I’ve had retrieval systems where the answer was technically correct but impossible to defend. The source text had been flattened so badly that nobody could tell whether the model quoted a heading, a footnote, or a table note. That is exactly the kind of mess structured OCR is meant to reduce.

How to apply it: store OCR output in a retrieval-friendly format with explicit source pointers. Every chunk should know its page, block type, bounding box, and confidence. Then your generator can cite with actual provenance, not a hand-wavy text offset. If you’re using a vector database, keep the structured metadata alongside embeddings instead of tossing it after ingestion.

For the retrieval side, tools like Pinecone, Weaviate, or Elastic all become more useful when the source payload is honest about where the text came from.

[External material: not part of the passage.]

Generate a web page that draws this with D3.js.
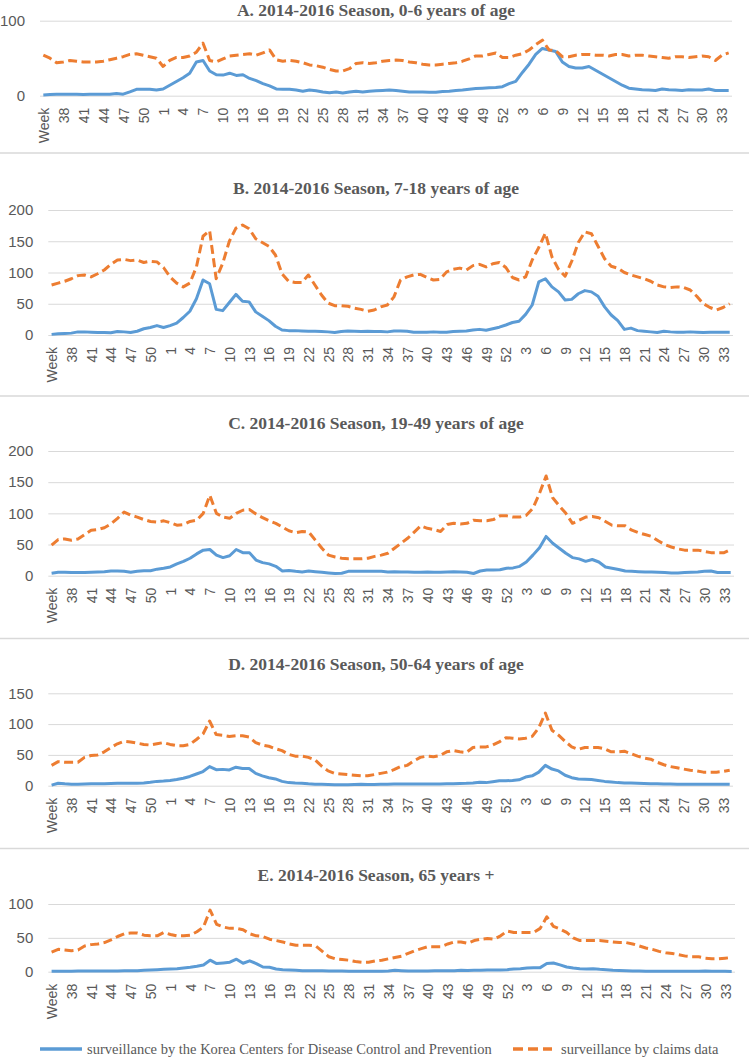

OCR 4 is an ingestion layer, not a decision-maker

The source includes a useful warning from Mistral’s official release: OCR 4 is a document-understanding model, not a decision-maker. I like that framing because it keeps people from making the usual mistake of asking the model to do too much.

OCR should extract, classify, and localize. It should not decide whether a contract is valid, whether an invoice is approved, or whether a document is trustworthy. That kind of overreach is how teams end up debugging a system that was never designed to make business decisions. I’ve watched that happen more than once, and it always gets ugly.

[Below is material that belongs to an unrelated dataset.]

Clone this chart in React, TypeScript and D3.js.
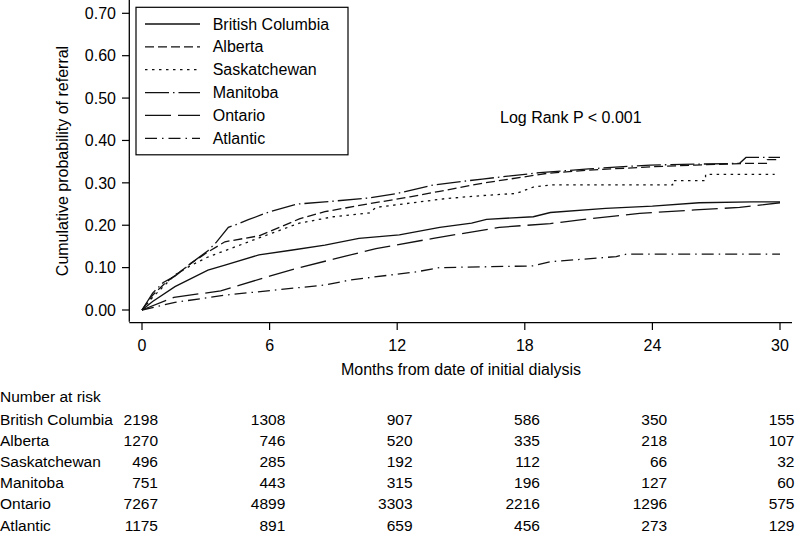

Think of OCR 4 as the front door. It gets the document into a shape the rest of your stack can use. After that, you still need validators, business rules, retrieval logic, and probably a human review path for edge cases. If you skip those pieces, the structured output just gives you a prettier failure mode.

How to apply it: split your pipeline into extraction, normalization, validation, and action. OCR 4 belongs in the first stage. Anything that smells like approval, rejection, or policy enforcement belongs later. If you blur those layers, you’ll lose trust in the system fast.

One more thing: if you want to sanity-check the original framing, the source article is here: AI Daily Post’s Mistral OCR 4 coverage. I’m using that article as the anchor, not pretending I tested every claim myself.

The template you can copy

## OCR ingestion schema for citation-ready documents

Use this as the canonical shape for OCR output before it enters search, RAG, or review.


{
  "document_id": "doc_123",
  "source_uri": "s3://bucket/path/to/file.pdf",
  "file_type": "pdf",
  "language": "en",
  "language_group": "latin",
  "page_count": 12,
  "pages": [
    {
      "page_number": 1,
      "width": 2480,
      "height": 3508,
      "blocks": [
        {
          "block_id": "p1_b1",
          "type": "heading",
          "text": "Master Services Agreement",
          "confidence": 0.98,
          "bbox": [120, 88, 1410, 210],
          "words": [
            {
              "text": "Master",
              "confidence": 0.99,
              "bbox": [120, 88, 320, 210]
            },
            {
              "text": "Services",
              "confidence": 0.98,
              "bbox": [340, 88, 620, 210]
            },
            {
              "text": "Agreement",
              "confidence": 0.98,
              "bbox": [640, 88, 1410, 210]
            }
          ]
        },
        {
          "block_id": "p1_b2",
          "type": "paragraph",
          "text": "This agreement is entered into as of...",
          "confidence": 0.94,
          "bbox": [124, 260, 2200, 410]
        },
        {
          "block_id": "p1_b3",
          "type": "table",
          "text": "",
          "confidence": 0.91,
          "bbox": [120, 520, 2300, 1450],
          "cells": [
            {
              "row": 1,
              "col": 1,
              "text": "Invoice #",
              "confidence": 0.99,
              "bbox": [140, 540, 420, 620]
            },
            {
              "row": 1,
              "col": 2,
              "text": "Amount",
              "confidence": 0.99,
              "bbox": [430, 540, 720, 620]
            }
          ]
        }
      ]
    }
  ]
}


## Review policy

yaml
accept_if:
  block_confidence_gte: 0.95
  word_confidence_gte: 0.92
spot_check_if:
  block_confidence_between: [0.85, 0.94]
manual_review_if:
  block_confidence_lt: 0.85
  contains_types: [signature, stamp, handwritten_note, equation]


## Ingestion steps

1. Run OCR and preserve page geometry.
2. Normalize blocks into the schema above.
3. Chunk by block type, not arbitrary character count.
4. Attach page number, bbox, and confidence to every chunk.
5. Send low-confidence regions to human review.
6. Index approved chunks in search or vector storage.
7. Keep the original image for audit and citation checks.

## Prompt for downstream RAG

You are answering from extracted document blocks. Use only the provided sources.
Cite page number, block type, and bounding box when possible.
If confidence is low, say so instead of guessing.

## Practical threshold starter

- High confidence: 0.95 and above
- Medium confidence: 0.85 to 0.94
- Low confidence: below 0.85

## What not to do

- Do not flatten tables into plain paragraphs.
- Do not drop bounding boxes after extraction.
- Do not treat OCR output as final truth.
- Do not send low-confidence text straight into approval workflows.

This template is the part I’d actually keep around. It gives you a schema, a review policy, and a retrieval prompt without pretending OCR is magic. If OCR 4 gives you structured output in the shape the article describes, this is the kind of downstream format I’d use to make it useful.

Source and what’s mine

The original reporting came from AI Daily Post, and I’m using that article as the source for the product claims and usage framing. The schema, thresholds, workflow advice, and template above are my own practical synthesis for developers building OCR-backed ingestion pipelines.